→ DIRECTIONS FOR THIS TASK
Will you give the material below again, every line exactly as it is?

________

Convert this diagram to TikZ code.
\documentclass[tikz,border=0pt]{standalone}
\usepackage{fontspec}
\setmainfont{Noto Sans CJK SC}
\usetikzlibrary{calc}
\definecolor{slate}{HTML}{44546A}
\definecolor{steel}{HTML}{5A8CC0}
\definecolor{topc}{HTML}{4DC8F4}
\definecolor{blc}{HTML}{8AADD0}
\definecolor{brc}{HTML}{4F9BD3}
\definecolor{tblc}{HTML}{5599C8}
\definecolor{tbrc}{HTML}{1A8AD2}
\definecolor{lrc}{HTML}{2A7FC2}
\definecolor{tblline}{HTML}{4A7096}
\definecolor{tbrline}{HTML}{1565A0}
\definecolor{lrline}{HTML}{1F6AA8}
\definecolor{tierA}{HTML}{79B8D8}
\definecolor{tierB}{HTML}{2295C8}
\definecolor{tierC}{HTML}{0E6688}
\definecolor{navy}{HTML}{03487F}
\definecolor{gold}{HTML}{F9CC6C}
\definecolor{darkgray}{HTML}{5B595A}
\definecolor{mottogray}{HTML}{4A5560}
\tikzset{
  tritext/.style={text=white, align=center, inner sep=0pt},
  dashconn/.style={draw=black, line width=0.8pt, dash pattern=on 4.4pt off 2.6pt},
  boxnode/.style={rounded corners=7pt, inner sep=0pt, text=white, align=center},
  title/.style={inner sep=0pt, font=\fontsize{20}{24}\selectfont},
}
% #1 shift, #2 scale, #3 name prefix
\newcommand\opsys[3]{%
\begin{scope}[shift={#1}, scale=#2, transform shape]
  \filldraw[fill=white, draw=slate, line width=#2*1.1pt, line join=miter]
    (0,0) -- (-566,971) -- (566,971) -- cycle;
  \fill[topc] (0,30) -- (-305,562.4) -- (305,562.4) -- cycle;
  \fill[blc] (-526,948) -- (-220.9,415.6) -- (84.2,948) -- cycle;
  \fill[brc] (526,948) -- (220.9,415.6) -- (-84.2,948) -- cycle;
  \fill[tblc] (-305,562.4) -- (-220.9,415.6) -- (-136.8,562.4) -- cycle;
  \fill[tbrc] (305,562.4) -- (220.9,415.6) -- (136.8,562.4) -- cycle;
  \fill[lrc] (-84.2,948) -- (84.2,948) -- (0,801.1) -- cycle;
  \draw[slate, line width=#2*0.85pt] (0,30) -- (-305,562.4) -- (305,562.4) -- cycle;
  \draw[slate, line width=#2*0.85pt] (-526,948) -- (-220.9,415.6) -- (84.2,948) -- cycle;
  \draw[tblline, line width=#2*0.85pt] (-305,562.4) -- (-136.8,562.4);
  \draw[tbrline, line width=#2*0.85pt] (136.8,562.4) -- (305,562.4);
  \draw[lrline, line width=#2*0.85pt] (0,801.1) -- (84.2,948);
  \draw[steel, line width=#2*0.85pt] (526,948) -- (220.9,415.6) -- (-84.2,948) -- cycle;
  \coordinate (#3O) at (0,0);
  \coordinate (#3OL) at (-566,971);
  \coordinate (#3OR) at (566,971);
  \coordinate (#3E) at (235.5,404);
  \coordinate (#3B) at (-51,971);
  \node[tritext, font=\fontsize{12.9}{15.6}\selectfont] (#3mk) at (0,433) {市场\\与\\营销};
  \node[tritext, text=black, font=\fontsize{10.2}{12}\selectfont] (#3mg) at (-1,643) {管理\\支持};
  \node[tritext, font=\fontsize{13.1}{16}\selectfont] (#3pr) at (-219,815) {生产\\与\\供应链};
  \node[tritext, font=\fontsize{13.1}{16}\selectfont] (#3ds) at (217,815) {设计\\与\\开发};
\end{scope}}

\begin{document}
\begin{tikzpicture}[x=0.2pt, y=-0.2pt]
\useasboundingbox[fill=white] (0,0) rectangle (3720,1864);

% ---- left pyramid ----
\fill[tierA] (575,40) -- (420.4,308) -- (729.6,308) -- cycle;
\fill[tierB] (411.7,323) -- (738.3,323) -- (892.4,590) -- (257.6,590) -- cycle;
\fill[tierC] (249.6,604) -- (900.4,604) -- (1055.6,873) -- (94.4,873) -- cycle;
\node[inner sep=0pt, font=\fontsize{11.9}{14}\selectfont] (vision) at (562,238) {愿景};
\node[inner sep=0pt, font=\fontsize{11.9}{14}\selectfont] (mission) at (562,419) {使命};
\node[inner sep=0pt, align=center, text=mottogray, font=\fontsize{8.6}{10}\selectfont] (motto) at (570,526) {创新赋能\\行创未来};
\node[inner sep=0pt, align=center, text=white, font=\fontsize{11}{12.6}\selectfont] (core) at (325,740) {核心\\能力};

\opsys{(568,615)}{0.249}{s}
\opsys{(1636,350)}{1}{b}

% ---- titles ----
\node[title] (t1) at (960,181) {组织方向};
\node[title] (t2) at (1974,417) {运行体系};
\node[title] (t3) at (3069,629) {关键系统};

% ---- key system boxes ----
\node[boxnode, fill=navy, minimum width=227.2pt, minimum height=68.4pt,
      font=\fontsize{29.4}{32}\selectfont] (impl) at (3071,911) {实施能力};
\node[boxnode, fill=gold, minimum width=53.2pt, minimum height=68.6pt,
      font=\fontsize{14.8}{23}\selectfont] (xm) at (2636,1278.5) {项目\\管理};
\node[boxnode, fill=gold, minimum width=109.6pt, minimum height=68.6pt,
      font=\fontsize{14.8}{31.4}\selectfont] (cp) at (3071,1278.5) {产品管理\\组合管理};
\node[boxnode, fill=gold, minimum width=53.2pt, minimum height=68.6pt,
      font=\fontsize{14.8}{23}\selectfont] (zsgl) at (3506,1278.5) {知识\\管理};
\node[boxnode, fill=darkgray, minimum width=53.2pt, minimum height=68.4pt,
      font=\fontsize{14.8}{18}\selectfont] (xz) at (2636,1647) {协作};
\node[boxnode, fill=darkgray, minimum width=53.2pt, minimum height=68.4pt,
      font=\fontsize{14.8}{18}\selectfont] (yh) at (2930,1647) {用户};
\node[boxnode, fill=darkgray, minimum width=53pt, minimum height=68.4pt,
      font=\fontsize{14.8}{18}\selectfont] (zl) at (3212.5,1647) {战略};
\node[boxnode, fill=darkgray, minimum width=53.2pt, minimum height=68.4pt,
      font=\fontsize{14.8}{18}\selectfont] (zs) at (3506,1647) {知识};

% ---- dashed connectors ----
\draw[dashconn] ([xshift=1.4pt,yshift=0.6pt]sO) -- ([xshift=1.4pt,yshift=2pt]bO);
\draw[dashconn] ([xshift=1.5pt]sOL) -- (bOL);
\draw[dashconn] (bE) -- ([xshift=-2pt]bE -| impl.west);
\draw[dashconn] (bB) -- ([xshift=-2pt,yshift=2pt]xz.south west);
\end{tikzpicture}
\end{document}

________

→ RESPONSE TO THE EXERCISE
Convert this diagram to TikZ code.
\documentclass[tikz,border=0pt]{standalone}
\usepackage{fontspec}
\setmainfont{Noto Sans CJK SC}
\usetikzlibrary{calc}
\definecolor{slate}{HTML}{44546A}
\definecolor{steel}{HTML}{5A8CC0}
\definecolor{topc}{HTML}{4DC8F4}
\definecolor{blc}{HTML}{8AADD0}
\definecolor{brc}{HTML}{4F9BD3}
\definecolor{tblc}{HTML}{5599C8}
\definecolor{tbrc}{HTML}{1A8AD2}
\definecolor{lrc}{HTML}{2A7FC2}
\definecolor{tblline}{HTML}{4A7096}
\definecolor{tbrline}{HTML}{1565A0}
\definecolor{lrline}{HTML}{1F6AA8}
\definecolor{tierA}{HTML}{79B8D8}
\definecolor{tierB}{HTML}{2295C8}
\definecolor{tierC}{HTML}{0E6688}
\definecolor{navy}{HTML}{03487F}
\definecolor{gold}{HTML}{F9CC6C}
\definecolor{darkgray}{HTML}{5B595A}
\definecolor{mottogray}{HTML}{4A5560}
\tikzset{
  tritext/.style={text=white, align=center, inner sep=0pt},
  dashconn/.style={draw=black, line width=0.8pt, dash pattern=on 4.4pt off 2.6pt},
  boxnode/.style={rounded corners=7pt, inner sep=0pt, text=white, align=center},
  title/.style={inner sep=0pt, font=\fontsize{20}{24}\selectfont},
}
% #1 shift, #2 scale, #3 name prefix
\newcommand\opsys[3]{%
\begin{scope}[shift={#1}, scale=#2, transform shape]
  \filldraw[fill=white, draw=slate, line width=#2*1.1pt, line join=miter]
    (0,0) -- (-566,971) -- (566,971) -- cycle;
  \fill[topc] (0,30) -- (-305,562.4) -- (305,562.4) -- cycle;
  \fill[blc] (-526,948) -- (-220.9,415.6) -- (84.2,948) -- cycle;
  \fill[brc] (526,948) -- (220.9,415.6) -- (-84.2,948) -- cycle;
  \fill[tblc] (-305,562.4) -- (-220.9,415.6) -- (-136.8,562.4) -- cycle;
  \fill[tbrc] (305,562.4) -- (220.9,415.6) -- (136.8,562.4) -- cycle;
  \fill[lrc] (-84.2,948) -- (84.2,948) -- (0,801.1) -- cycle;
  \draw[slate, line width=#2*0.85pt] (0,30) -- (-305,562.4) -- (305,562.4) -- cycle;
  \draw[slate, line width=#2*0.85pt] (-526,948) -- (-220.9,415.6) -- (84.2,948) -- cycle;
  \draw[tblline, line width=#2*0.85pt] (-305,562.4) -- (-136.8,562.4);
  \draw[tbrline, line width=#2*0.85pt] (136.8,562.4) -- (305,562.4);
  \draw[lrline, line width=#2*0.85pt] (0,801.1) -- (84.2,948);
  \draw[steel, line width=#2*0.85pt] (526,948) -- (220.9,415.6) -- (-84.2,948) -- cycle;
  \coordinate (#3O) at (0,0);
  \coordinate (#3OL) at (-566,971);
  \coordinate (#3OR) at (566,971);
  \coordinate (#3E) at (235.5,404);
  \coordinate (#3B) at (-51,971);
  \node[tritext, font=\fontsize{12.9}{15.6}\selectfont] (#3mk) at (0,433) {市场\\与\\营销};
  \node[tritext, text=black, font=\fontsize{10.2}{12}\selectfont] (#3mg) at (-1,643) {管理\\支持};
  \node[tritext, font=\fontsize{13.1}{16}\selectfont] (#3pr) at (-219,815) {生产\\与\\供应链};
  \node[tritext, font=\fontsize{13.1}{16}\selectfont] (#3ds) at (217,815) {设计\\与\\开发};
\end{scope}}

\begin{document}
\begin{tikzpicture}[x=0.2pt, y=-0.2pt]
\useasboundingbox[fill=white] (0,0) rectangle (3720,1864);

% ---- left pyramid ----
\fill[tierA] (575,40) -- (420.4,308) -- (729.6,308) -- cycle;
\fill[tierB] (411.7,323) -- (738.3,323) -- (892.4,590) -- (257.6,590) -- cycle;
\fill[tierC] (249.6,604) -- (900.4,604) -- (1055.6,873) -- (94.4,873) -- cycle;
\node[inner sep=0pt, font=\fontsize{11.9}{14}\selectfont] (vision) at (562,238) {愿景};
\node[inner sep=0pt, font=\fontsize{11.9}{14}\selectfont] (mission) at (562,419) {使命};
\node[inner sep=0pt, align=center, text=mottogray, font=\fontsize{8.6}{10}\selectfont] (motto) at (570,526) {创新赋能\\行创未来};
\node[inner sep=0pt, align=center, text=white, font=\fontsize{11}{12.6}\selectfont] (core) at (325,740) {核心\\能力};

\opsys{(568,615)}{0.249}{s}
\opsys{(1636,350)}{1}{b}

% ---- titles ----
\node[title] (t1) at (960,181) {组织方向};
\node[title] (t2) at (1974,417) {运行体系};
\node[title] (t3) at (3069,629) {关键系统};

% ---- key system boxes ----
\node[boxnode, fill=navy, minimum width=227.2pt, minimum height=68.4pt,
      font=\fontsize{29.4}{32}\selectfont] (impl) at (3071,911) {实施能力};
\node[boxnode, fill=gold, minimum width=53.2pt, minimum height=68.6pt,
      font=\fontsize{14.8}{23}\selectfont] (xm) at (2636,1278.5) {项目\\管理};
\node[boxnode, fill=gold, minimum width=109.6pt, minimum height=68.6pt,
      font=\fontsize{14.8}{31.4}\selectfont] (cp) at (3071,1278.5) {产品管理\\组合管理};
\node[boxnode, fill=gold, minimum width=53.2pt, minimum height=68.6pt,
      font=\fontsize{14.8}{23}\selectfont] (zsgl) at (3506,1278.5) {知识\\管理};
\node[boxnode, fill=darkgray, minimum width=53.2pt, minimum height=68.4pt,
      font=\fontsize{14.8}{18}\selectfont] (xz) at (2636,1647) {协作};
\node[boxnode, fill=darkgray, minimum width=53.2pt, minimum height=68.4pt,
      font=\fontsize{14.8}{18}\selectfont] (yh) at (2930,1647) {用户};
\node[boxnode, fill=darkgray, minimum width=53pt, minimum height=68.4pt,
      font=\fontsize{14.8}{18}\selectfont] (zl) at (3212.5,1647) {战略};
\node[boxnode, fill=darkgray, minimum width=53.2pt, minimum height=68.4pt,
      font=\fontsize{14.8}{18}\selectfont] (zs) at (3506,1647) {知识};

% ---- dashed connectors ----
\draw[dashconn] ([xshift=1.4pt,yshift=0.6pt]sO) -- ([xshift=1.4pt,yshift=2pt]bO);
\draw[dashconn] ([xshift=1.5pt]sOL) -- (bOL);
\draw[dashconn] (bE) -- ([xshift=-2pt]bE -| impl.west);
\draw[dashconn] (bB) -- ([xshift=-2pt,yshift=2pt]xz.south west);
\end{tikzpicture}
\end{document}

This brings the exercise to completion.